Returning to Indonesia – Updates from One Year Later
One year ago, after living for seven years in Europe and raised a family in the Netherlands, I decided to return to Indonesia for good. One common thread that I hear from people I've met this past year is the question "Did you ever regret making that decision?" This is my thoughts after one year of reintegration to Indonesia.
It was a warm afternoon in South Jakarta. I was sitting at a rooftop cafe in the Kemang area while a light breeze twirled around my face. Around me was a couple of dozen colleagues from Bukalapak, some engaged in an animated discussion with our guests, others jotted down notes about product ideas and pain points.
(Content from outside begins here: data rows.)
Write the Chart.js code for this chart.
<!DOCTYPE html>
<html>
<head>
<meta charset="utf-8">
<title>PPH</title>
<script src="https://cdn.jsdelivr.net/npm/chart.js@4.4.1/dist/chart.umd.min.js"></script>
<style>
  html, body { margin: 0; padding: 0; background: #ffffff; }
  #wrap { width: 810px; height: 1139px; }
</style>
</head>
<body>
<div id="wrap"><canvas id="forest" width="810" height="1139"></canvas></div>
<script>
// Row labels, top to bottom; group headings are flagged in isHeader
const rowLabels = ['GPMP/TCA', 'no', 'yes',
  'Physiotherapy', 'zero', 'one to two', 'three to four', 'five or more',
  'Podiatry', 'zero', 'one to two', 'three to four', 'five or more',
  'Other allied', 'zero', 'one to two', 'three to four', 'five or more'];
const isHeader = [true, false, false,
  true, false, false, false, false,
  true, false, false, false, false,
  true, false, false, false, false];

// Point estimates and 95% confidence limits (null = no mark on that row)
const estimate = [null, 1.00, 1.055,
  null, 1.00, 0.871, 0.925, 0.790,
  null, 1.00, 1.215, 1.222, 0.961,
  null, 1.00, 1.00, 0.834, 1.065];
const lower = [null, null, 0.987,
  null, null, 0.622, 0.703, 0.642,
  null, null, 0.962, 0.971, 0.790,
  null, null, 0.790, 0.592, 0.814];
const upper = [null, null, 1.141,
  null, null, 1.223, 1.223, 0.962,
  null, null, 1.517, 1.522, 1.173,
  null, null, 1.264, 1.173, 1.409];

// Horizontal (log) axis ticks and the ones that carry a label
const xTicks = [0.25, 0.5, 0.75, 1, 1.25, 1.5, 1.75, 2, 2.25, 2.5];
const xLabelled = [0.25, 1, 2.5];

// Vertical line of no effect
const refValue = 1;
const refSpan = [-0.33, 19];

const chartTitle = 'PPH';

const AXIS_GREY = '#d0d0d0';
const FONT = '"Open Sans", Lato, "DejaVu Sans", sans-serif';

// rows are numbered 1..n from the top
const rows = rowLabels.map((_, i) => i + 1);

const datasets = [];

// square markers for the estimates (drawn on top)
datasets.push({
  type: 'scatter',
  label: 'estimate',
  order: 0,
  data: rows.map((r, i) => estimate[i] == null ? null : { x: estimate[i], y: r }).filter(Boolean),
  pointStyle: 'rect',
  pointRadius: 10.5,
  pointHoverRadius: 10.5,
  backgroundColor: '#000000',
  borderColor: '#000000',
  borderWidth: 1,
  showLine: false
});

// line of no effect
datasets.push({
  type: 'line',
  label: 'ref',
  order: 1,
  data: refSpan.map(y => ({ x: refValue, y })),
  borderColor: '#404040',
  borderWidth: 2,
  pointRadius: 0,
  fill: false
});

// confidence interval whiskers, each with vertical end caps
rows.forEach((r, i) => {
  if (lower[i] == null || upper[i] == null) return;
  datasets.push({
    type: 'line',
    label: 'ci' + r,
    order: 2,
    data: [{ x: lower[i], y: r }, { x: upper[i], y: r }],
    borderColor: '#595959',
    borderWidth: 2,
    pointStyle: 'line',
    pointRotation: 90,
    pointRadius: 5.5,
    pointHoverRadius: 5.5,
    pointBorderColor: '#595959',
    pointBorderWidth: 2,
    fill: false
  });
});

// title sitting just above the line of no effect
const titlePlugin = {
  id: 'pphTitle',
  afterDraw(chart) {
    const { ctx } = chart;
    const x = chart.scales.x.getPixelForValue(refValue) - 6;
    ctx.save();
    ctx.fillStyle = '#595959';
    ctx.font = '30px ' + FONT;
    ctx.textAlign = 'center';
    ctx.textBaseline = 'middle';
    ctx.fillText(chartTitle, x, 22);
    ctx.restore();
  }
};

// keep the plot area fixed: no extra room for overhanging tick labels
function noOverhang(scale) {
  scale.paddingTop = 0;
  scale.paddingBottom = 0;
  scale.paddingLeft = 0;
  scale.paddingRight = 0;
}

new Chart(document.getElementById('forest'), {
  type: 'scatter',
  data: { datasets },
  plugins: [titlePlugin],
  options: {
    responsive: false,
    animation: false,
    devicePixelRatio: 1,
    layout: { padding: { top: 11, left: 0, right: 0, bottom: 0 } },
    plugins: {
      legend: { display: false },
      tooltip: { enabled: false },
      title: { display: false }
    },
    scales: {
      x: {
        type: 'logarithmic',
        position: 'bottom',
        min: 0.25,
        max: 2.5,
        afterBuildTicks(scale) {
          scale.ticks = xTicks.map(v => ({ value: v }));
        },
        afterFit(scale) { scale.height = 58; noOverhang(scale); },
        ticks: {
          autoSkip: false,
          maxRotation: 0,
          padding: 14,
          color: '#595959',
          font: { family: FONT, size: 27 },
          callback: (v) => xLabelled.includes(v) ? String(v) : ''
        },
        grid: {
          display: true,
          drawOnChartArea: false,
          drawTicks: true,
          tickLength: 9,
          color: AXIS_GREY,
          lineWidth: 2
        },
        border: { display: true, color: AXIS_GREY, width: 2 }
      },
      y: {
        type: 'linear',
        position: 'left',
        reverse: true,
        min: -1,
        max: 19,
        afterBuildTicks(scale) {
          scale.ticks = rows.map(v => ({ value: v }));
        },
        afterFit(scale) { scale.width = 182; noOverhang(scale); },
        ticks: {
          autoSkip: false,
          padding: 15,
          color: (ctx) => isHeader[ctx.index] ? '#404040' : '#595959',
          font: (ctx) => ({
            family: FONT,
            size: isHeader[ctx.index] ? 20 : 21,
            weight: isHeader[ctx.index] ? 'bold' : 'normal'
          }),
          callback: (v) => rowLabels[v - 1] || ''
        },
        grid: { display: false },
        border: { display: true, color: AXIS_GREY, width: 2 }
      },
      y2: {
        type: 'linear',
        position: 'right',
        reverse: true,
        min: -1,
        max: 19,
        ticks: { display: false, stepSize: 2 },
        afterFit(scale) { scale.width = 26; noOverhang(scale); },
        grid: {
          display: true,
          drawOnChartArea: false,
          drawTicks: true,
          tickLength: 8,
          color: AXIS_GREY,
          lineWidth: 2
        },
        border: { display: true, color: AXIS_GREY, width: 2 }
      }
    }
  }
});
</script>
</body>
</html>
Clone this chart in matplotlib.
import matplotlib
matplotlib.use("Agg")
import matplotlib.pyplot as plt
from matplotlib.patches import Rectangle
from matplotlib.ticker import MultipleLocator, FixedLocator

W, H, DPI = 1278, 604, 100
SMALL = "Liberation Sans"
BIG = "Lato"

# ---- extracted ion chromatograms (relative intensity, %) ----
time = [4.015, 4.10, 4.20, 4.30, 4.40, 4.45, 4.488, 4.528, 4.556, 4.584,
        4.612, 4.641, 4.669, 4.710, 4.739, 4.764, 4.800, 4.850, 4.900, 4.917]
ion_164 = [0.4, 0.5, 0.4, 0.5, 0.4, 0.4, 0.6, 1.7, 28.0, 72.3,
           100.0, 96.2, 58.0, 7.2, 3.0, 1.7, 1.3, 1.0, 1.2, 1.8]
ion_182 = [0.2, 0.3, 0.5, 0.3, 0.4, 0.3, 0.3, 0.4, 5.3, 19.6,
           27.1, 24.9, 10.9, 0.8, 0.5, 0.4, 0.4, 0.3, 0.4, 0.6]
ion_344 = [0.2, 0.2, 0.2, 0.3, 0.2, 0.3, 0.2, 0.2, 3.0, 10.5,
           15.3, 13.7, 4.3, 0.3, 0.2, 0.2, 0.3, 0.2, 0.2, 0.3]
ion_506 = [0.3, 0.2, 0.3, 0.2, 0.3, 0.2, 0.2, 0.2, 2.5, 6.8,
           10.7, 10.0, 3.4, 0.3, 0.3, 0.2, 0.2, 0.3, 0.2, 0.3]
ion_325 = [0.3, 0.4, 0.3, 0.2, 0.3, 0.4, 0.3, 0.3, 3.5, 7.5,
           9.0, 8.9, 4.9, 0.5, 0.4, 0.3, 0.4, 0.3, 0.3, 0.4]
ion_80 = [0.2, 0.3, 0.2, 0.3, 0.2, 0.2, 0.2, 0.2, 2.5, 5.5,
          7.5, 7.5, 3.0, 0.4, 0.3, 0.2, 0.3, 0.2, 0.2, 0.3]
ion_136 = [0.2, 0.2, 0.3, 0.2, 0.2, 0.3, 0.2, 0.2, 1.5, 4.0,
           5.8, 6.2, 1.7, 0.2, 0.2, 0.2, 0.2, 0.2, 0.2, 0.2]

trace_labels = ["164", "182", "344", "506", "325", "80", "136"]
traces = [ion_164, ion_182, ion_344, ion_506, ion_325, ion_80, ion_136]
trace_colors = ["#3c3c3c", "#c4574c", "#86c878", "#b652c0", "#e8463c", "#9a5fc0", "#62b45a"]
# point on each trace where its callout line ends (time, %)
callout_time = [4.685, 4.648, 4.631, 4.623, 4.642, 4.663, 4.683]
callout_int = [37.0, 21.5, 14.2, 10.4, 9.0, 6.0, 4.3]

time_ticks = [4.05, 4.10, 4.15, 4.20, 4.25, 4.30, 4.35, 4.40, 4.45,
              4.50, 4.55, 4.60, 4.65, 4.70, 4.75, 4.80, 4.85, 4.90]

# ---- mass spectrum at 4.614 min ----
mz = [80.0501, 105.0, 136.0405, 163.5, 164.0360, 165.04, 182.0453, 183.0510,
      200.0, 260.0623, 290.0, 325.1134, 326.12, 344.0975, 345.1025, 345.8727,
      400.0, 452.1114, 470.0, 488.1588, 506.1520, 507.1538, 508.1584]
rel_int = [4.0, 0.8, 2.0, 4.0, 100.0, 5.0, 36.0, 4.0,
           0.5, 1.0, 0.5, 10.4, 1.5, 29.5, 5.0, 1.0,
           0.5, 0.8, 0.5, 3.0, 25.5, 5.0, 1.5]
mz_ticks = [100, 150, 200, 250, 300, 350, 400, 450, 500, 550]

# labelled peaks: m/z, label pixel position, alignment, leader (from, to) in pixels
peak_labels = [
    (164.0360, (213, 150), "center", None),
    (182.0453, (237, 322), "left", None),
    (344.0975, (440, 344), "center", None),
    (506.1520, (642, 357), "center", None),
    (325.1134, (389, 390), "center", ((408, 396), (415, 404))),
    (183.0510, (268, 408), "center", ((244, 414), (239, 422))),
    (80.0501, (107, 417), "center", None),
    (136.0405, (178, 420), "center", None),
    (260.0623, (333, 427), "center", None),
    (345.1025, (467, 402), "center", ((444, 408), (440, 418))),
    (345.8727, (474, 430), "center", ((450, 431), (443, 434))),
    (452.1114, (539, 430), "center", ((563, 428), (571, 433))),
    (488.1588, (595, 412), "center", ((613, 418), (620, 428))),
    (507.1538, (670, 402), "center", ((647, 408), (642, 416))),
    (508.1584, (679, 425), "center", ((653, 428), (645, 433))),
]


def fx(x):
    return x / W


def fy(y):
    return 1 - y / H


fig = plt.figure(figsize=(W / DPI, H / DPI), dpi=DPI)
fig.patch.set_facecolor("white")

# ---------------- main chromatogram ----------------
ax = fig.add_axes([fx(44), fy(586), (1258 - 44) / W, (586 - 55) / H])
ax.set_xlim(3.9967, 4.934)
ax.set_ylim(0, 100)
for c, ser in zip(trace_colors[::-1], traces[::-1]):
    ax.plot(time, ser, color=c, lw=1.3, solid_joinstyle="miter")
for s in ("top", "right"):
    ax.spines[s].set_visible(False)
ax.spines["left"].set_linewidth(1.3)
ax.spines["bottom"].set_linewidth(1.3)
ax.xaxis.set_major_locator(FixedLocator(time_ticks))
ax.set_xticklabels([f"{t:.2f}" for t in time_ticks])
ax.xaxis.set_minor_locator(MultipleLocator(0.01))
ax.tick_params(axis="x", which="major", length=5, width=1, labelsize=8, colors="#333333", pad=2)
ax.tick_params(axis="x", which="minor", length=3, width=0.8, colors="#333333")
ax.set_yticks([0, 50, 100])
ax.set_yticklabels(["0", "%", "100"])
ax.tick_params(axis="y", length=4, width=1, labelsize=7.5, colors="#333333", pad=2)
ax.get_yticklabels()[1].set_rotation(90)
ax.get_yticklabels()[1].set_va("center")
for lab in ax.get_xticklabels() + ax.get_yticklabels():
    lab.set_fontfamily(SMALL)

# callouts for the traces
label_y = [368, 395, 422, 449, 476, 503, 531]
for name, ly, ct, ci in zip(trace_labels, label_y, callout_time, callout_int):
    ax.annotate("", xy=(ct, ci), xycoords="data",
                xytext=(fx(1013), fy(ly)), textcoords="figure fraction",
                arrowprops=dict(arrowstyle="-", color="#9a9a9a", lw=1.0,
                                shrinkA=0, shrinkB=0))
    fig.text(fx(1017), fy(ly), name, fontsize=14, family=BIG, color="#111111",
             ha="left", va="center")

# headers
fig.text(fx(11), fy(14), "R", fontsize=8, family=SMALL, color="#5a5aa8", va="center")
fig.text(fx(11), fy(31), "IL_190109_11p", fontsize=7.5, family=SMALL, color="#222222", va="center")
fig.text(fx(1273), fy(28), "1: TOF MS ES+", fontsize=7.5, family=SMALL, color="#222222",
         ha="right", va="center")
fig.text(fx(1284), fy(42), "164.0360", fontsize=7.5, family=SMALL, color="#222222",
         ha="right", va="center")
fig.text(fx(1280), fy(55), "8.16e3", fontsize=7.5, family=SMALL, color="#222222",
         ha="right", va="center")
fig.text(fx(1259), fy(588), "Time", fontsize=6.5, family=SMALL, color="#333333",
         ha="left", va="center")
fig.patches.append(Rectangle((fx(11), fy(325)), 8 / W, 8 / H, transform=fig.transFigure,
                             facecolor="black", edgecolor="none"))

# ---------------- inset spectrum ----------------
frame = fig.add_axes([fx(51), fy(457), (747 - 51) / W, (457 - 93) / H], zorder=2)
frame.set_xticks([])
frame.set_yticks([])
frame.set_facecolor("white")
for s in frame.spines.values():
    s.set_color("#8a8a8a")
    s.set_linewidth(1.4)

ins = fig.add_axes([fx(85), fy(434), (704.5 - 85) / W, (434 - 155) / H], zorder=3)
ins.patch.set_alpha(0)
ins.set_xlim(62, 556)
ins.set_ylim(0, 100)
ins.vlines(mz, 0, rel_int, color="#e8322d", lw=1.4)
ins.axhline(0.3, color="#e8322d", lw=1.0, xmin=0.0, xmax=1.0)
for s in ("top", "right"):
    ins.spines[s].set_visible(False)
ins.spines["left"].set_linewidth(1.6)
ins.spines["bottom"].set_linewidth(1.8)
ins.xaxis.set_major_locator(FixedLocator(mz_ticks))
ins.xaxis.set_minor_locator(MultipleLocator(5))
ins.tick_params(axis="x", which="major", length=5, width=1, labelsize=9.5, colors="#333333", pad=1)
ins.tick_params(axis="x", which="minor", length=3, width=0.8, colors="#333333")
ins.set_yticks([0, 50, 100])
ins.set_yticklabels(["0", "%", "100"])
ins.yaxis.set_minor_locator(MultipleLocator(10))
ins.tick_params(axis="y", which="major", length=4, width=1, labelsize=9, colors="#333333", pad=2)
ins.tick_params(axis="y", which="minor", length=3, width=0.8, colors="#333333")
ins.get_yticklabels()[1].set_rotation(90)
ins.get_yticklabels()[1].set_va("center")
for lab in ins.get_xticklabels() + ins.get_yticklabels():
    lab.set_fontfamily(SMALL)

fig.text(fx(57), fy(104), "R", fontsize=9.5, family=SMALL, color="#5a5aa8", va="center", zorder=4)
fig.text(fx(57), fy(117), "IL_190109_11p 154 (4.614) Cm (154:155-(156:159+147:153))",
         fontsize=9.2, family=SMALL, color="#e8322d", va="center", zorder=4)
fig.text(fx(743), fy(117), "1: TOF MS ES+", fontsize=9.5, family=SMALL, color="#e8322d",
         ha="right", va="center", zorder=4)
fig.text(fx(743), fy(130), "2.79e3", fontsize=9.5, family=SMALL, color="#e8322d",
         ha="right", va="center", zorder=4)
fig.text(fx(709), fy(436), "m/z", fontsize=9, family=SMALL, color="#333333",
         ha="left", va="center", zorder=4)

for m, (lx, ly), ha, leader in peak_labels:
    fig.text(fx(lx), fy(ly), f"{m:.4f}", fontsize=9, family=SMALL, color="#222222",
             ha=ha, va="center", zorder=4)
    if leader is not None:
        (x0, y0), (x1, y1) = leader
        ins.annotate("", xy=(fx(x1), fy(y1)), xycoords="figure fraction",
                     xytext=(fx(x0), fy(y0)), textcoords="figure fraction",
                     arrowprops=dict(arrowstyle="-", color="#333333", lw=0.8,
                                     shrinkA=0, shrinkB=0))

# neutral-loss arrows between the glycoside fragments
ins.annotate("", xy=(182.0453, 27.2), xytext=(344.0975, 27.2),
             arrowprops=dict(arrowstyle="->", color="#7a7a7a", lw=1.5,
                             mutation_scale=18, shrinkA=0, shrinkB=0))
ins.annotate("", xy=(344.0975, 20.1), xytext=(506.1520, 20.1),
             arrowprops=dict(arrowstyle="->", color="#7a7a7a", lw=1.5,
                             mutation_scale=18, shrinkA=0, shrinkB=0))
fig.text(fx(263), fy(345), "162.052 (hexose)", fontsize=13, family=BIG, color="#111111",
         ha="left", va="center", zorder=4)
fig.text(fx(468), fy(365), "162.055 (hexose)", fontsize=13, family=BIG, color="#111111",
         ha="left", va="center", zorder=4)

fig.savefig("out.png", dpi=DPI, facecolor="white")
We were in Bukalapak's quarterly merchant meet-up session, and our guests were a diverse group of merchants that we fly in from all over Indonesia. In front of me was Ade, a merchant from the Pandeglang regency. (a semi-urbanized region, home to 1.2 million people, located about 100 km east of Jakarta) Ade excitedly shared how he manages to sell locally made sports shoes on our e-commerce platform and how most of his customers came from Jakarta, even though it took several days before the product arrives in the capital city due to the distance involved.
Most importantly, Ade shared about how he made a living for himself and his family through becoming a merchant at Bukalapak, something unthinkable for him just several years ago. He has since then taught a dozen others in his hometown to sell their products at Bukalapak.
However, Ade's stories are not all being shared through a rose-colored glasses. Ade shared his gripe that Bukalapak has a bottleneck in some of its manual process, and a couple of times he had to wait for some days before the issue was resolved. One of the product managers nodded attentively and wrote this down in her notebook; I can almost see the gears turning inside her mind as she mulled over translating this pain point into actionable stories.
It is easy to forget about people like Ade among the hustle and bustle of Jakarta, where economic growth remains one of the highest in the world despite some slowdown or setbacks in the past year, but uplifting the lives of people like Ade is one of the major raison d'être of our entire company. At our current scale, Bukalapak handles US $1 billion in annual transactions, with huge portions of those going to merchants in non-urbanized regions like Ade's, helping nearly two million Indonesians in earning a living.
As I reflect back on the journey that we have together at Bukalapak in the past year, I was reminded of the excitement I had when I just moved back to Indonesia a year ago. I was excited about the macroeconomic growth numbers: about how the data shows that Indonesia is one of the highest growth regions in the world, how e-commerce in Indonesia is poised to grow into a $46 billion market by 2025, and how more than one million Indonesians are being uplifted into the middle class every month.
Along the way, I realized that those excitements had turned into something else, something very substantial and persuasive. As I sit together with Ade and hear his stories firsthand, I realized that with Bukalapak those growth numbers translate into a powerful positive impact on the livelihood of millions of people in Indonesia. A frisson passed through me the same moment I realized that this is how we can do our part in helping the miraculous rise of Indonesian middle-class and their increasing economic prosperity.
I have always said that e-commerce is both an exciting and incredibly complex field to dive in. We need hundreds of tech talents to realize and unleash the full potential of a massive scale e-commerce in Indonesia, something that we work on continuously and relentlessly. Now I also realize that, with Bukalapak, e-commerce is a field where we can rapidly transform the lives of millions of people for the better.
And this is ultimately why, in that cozy warm afternoon, I knew that I had made the right decision to return home.